Pip also begins to spend too much money and goes into debt even with his secret benefactor giving him money. Through the novelist’s dramatic techniques of suspense, humor, dialogue and denouement the knots of the incidents are opened and Pip recognizes his real benefactor- Magwitch a criminal and convict and all his dreams are shattered. He cannot believe a criminal had been supplying him with money all this time.
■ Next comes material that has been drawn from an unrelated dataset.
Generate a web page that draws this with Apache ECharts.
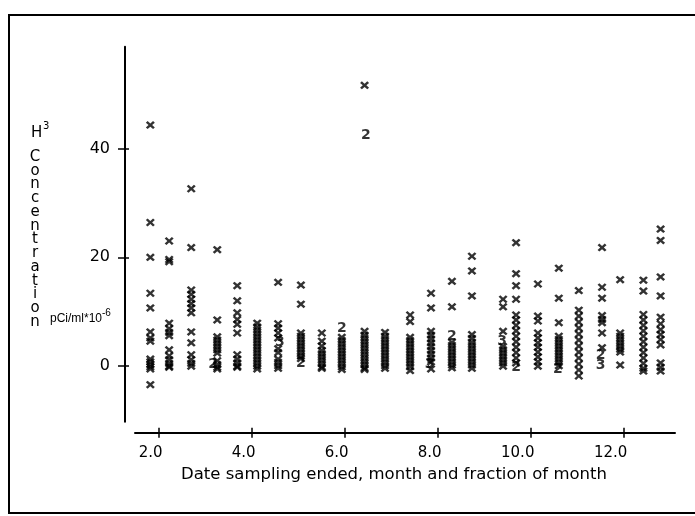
<!DOCTYPE html>
<html>
<head>
<meta charset="utf-8">
<script src="https://cdn.jsdelivr.net/npm/echarts@6/dist/echarts.min.js"></script>
<style>
  html, body { margin: 0; padding: 0; background: #fff; }
  #chart { width: 695px; height: 516px; }
</style>
</head>
<body>
<div id="chart"></div>
<script>
// Sampling end dates (month + fraction of month), one per column of results
const sampleMonths = [1.81, 2.215, 2.69, 3.25, 3.68, 4.11, 4.56, 5.05, 5.50, 5.93, 6.42, 6.86, 7.40,
                      7.85, 8.30, 8.73, 9.40, 9.68, 10.15, 10.60, 11.03, 11.53, 11.92, 12.42, 12.79];

// H3 concentrations (pCi/ml x 10^-6) for each sampling date
const col01 = [44.3, 26.4, 20.0, 13.4, 10.7, 6.3, 5.2, 4.6, 1.3, 0.8, 0.3, -0.1, -0.5, -3.4];
const col02 = [23.0, 19.6, 19.2, 7.9, 6.9, 6.2, 5.6, 3.0, 1.9, 1.2, 0.5, 0.0, -0.2];
const col03 = [32.6, 21.8, 14.0, 13.2, 12.3, 11.5, 10.7, 9.8, 6.3, 4.3, 2.1, 1.2, 0.5, 0.0];
const col04 = [21.4, 8.5, 5.4, 4.8, 4.2, 3.6, 3.0, 2.4, 1.0, 0.3, -0.2, -0.5];
const col05 = [14.8, 12.0, 9.8, 8.6, 7.7, 6.1, 2.1, 1.3, 0.6, 0.0, -0.2];
const col06 = [7.9, 7.2, 6.6, 6.0, 5.4, 4.8, 4.2, 3.6, 3.0, 2.4, 1.8, 1.2, 0.6, 0.0, -0.5];
const col07 = [15.4, 7.8, 7.0, 6.1, 5.2, 3.2, 2.5, 1.3, 0.7, 0.1, -0.4];
const col08 = [14.9, 11.4, 6.1, 5.5, 4.9, 4.3, 3.7, 3.1, 2.5, 1.9, 1.4];
const col09 = [6.1, 4.6, 3.7, 2.9, 2.3, 1.7, 1.1, 0.5, -0.1, -0.4];
const col10 = [5.3, 4.7, 4.1, 3.5, 2.9, 2.3, 1.7, 1.1, 0.5, -0.1, -0.6];
const col11 = [51.6, 6.4, 5.7, 5.1, 4.5, 3.9, 3.3, 2.7, 2.1, 1.5, 0.9, 0.3, -0.3, -0.6];
const col12 = [6.2, 5.5, 4.9, 4.3, 3.7, 3.1, 2.5, 1.9, 1.3, 0.7, 0.1, -0.4];
const col13 = [9.4, 8.2, 5.3, 4.7, 4.1, 3.5, 2.9, 2.3, 1.7, 1.1, 0.5, -0.1, -0.8];
const col14 = [13.4, 10.7, 6.4, 5.7, 5.0, 4.3, 3.6, 2.9, 2.2, 1.5, 0.8, -0.5];
const col15 = [15.6, 10.9, 4.4, 3.8, 3.2, 2.6, 2.0, 1.4, 0.8, 0.2, -0.3];
const col16 = [20.2, 17.5, 12.9, 5.8, 5.1, 4.4, 3.8, 3.2, 2.6, 2.0, 1.4, 0.8, 0.2, -0.4];
const col17 = [12.3, 10.9, 6.4, 3.6, 3.0, 2.4, 1.8, 1.2, 0.6, 0.0];
const col18 = [22.7, 17.0, 14.8, 12.3, 9.4, 8.5, 7.5, 6.5, 5.5, 4.5, 3.5, 2.5, 1.5, 0.6];
const col19 = [15.1, 9.2, 8.3, 6.1, 5.2, 4.3, 3.5, 2.6, 1.7, 0.8, 0.0];
const col20 = [18.0, 12.5, 8.0, 5.5, 4.9, 4.3, 3.7, 3.1, 2.5, 1.9, 1.3, 0.7, 0.1];
const col21 = [13.9, 10.3, 9.2, 8.1, 7.0, 5.9, 4.8, 3.7, 2.6, 1.5, 0.4, -0.7, -1.8];
const col22 = [21.8, 14.5, 12.5, 9.3, 8.6, 8.0, 6.1, 3.4];
const col23 = [15.9, 6.1, 5.5, 4.9, 4.3, 3.7, 3.1, 2.6, 0.2];
const col24 = [15.8, 13.8, 9.5, 8.5, 7.5, 6.5, 5.5, 4.5, 3.5, 2.5, 1.5, 0.5, -0.4, -0.9];
const col25 = [25.2, 23.1, 16.4, 12.9, 9.0, 7.8, 6.7, 5.8, 4.9, 3.9, 0.6, -0.2, -0.9];

// Coincident results, plotted with a count digit instead of an X
const glyphMonths = [3.16, 4.60, 5.05, 5.93, 6.45, 7.82, 8.30, 9.38, 9.68, 10.58, 11.50, 11.50];
const glyphValues = [0.3, 4.3, 0.5, 6.9, 42.4, 0.4, 5.4, 4.5, -0.2, -0.6, 2.0, 0.2];
const glyphTexts  = ['2', '3', '2', '2', '2', '3', '2', '3', '2', '2', '2', '3'];

// Axis ticks
const xTickValues = [2, 4, 6, 8, 10, 12];
const xTickLabels = ['2.0', '4.0', '6.0', '8.0', '10.0', '12.0'];
const yTickValues = [0, 20, 40];
const yTickLabels = ['0', '20', '40'];

const columnValues = [col01, col02, col03, col04, col05, col06, col07, col08, col09, col10,
  col11, col12, col13, col14, col15, col16, col17, col18, col19, col20,
  col21, col22, col23, col24, col25];

const points = [];
sampleMonths.forEach((m, i) => columnValues[i].forEach(v => points.push([m, v])));
const glyphs = glyphMonths.map((m, i) => [m, glyphValues[i], glyphTexts[i]]);

const X_MIN = 1.48, X_MAX = 13.1, Y_MIN = -10.2, Y_MAX = 58.7;
const LABEL_SHIFT = 0.075; // x tick labels sit slightly right of their ticks
const FONT = 'DejaVu Sans';
const crossMark = 'path://M0,2L2,0L5,3L8,0L10,2L7,5L10,8L8,10L5,7L2,10L0,8L3,5Z';

const chart = echarts.init(document.getElementById('chart'), null, { renderer: 'canvas' });

const xBase = { type: 'value', gridIndex: 0, min: X_MIN, max: X_MAX, position: 'bottom', offset: 11,
                splitLine: { show: false } };
const yBase = { type: 'value', gridIndex: 0, min: Y_MIN, max: Y_MAX, position: 'left', offset: 10,
                splitLine: { show: false } };

chart.setOption({
  animation: false,
  backgroundColor: '#fff',
  grid: { left: 135, right: 20, top: 46.7, bottom: 94.3, containLabel: false },
  xAxis: [
    Object.assign({}, xBase, {
      axisLine: { show: true, onZero: false, lineStyle: { color: '#000', width: 2 } },
      axisTick: { show: true, customValues: xTickValues, length: 5, lineStyle: { color: '#000', width: 1.5 } },
      axisLabel: { show: false }
    }),
    Object.assign({}, xBase, {
      axisLine: { show: false, onZero: false },
      axisTick: { show: true, inside: true, customValues: xTickValues, length: 5, lineStyle: { color: '#000', width: 1.5 } },
      axisLabel: { show: false }
    }),
    Object.assign({}, xBase, {
      min: X_MIN - LABEL_SHIFT, max: X_MAX - LABEL_SHIFT,
      axisLine: { show: false, onZero: false },
      axisTick: { show: false },
      axisLabel: {
        show: true, customValues: xTickValues, align: 'right', margin: 13,
        fontFamily: FONT, fontSize: 15, color: '#000',
        formatter: v => xTickLabels[xTickValues.indexOf(v)]
      }
    })
  ],
  yAxis: [
    Object.assign({}, yBase, {
      axisLine: { show: true, onZero: false, lineStyle: { color: '#000', width: 2 } },
      axisTick: { show: true, customValues: yTickValues, length: 7, lineStyle: { color: '#000', width: 1.5 } },
      axisLabel: {
        show: true, customValues: yTickValues, margin: 15,
        fontFamily: FONT, fontSize: 16, color: '#000',
        formatter: v => yTickLabels[yTickValues.indexOf(v)]
      }
    }),
    Object.assign({}, yBase, {
      axisLine: { show: false, onZero: false },
      axisTick: { show: true, inside: true, customValues: yTickValues, length: 4, lineStyle: { color: '#000', width: 1.5 } },
      axisLabel: { show: false }
    })
  ],
  series: [
    {
      type: 'scatter', xAxisIndex: 0, yAxisIndex: 0,
      data: points,
      symbol: crossMark, symbolSize: [9, 8],
      itemStyle: { color: '#000' },
      silent: true
    },
    {
      type: 'scatter', xAxisIndex: 0, yAxisIndex: 0,
      data: glyphs,
      symbolSize: 1,
      itemStyle: { color: 'rgba(0,0,0,0)' },
      label: {
        show: true, position: 'inside', formatter: p => p.data[2],
        fontFamily: FONT, fontSize: 14, fontWeight: 'bold', color: '#000'
      },
      silent: true
    }
  ],
  graphic: [
    // page frame
    { type: 'line', shape: { x1: 9, y1: 15, x2: 9, y2: 513 }, style: { stroke: '#000', lineWidth: 2 } },
    { type: 'line', shape: { x1: 8, y1: 15, x2: 695, y2: 15 }, style: { stroke: '#000', lineWidth: 2 } },
    { type: 'line', shape: { x1: 8, y1: 513, x2: 695, y2: 513 }, style: { stroke: '#000', lineWidth: 2 } },
    // y-axis title
    { type: 'text', left: 31, top: 126, style: { text: 'H', font: '15px "DejaVu Sans"', fill: '#000' } },
    { type: 'text', left: 43, top: 121, style: { text: '3', font: '10px "DejaVu Sans"', fill: '#000' } },
    { type: 'text', x: 35, y: 150, style: {
        text: 'Concentration'.split('').join('\n'), font: '15px "DejaVu Sans"',
        lineHeight: 13.75, align: 'center', verticalAlign: 'top', fill: '#000' } },
    { type: 'text', x: 50, y: 319, style: { text: 'pCi/ml*10', font: '12px "Liberation Sans"',
        verticalAlign: 'middle', fill: '#000' } },
    { type: 'text', x: 102, y: 313, style: { text: '-6', font: '10px "Liberation Sans"',
        verticalAlign: 'middle', fill: '#000' } },
    // x-axis title
    { type: 'text', x: 394, y: 475, style: { text: 'Date sampling ended, month and fraction of month',
        font: '16.5px "DejaVu Sans"', align: 'center', verticalAlign: 'middle', fill: '#000' } }
  ]
});
</script>
</body>
</html>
His moral regeneration starts in this stage. The clouds which covered his original goodness pass away and once again he enables to see man as man recognizing the proper worth of basic humanity. Pip tries to repair all his relationships with people he mistreated and loved. Pip finds Herbert a good job even if it means Pip using some of his own money. Pip also tries to help Magwitch escape. Although Magwitch does not escape, Pip makes Magwitch happy before he dies telling him that he has a daughter and that he is in love with her. Pip also helps Miss Havisham discover the error of her ways. She is happy Pip has shown her this and would like to give Pip some money to help him with his debts. Pip does not take the offer and knows that he himself must work hard to pay off his debts. Pip then goes to his home in the marshes. Joe pays off all his debts and their relationship is now repaired. Pip also meets Little Pip, the symbol of rebirth. Pip fixed all his problems and was never again faced with them because he decided to live with the people he loved, Joe and Biddy, his family.

Pip’s behavior as a gentleman has caused him to hurt the people who care about him most. Once he has learned these lessons and matures into the man.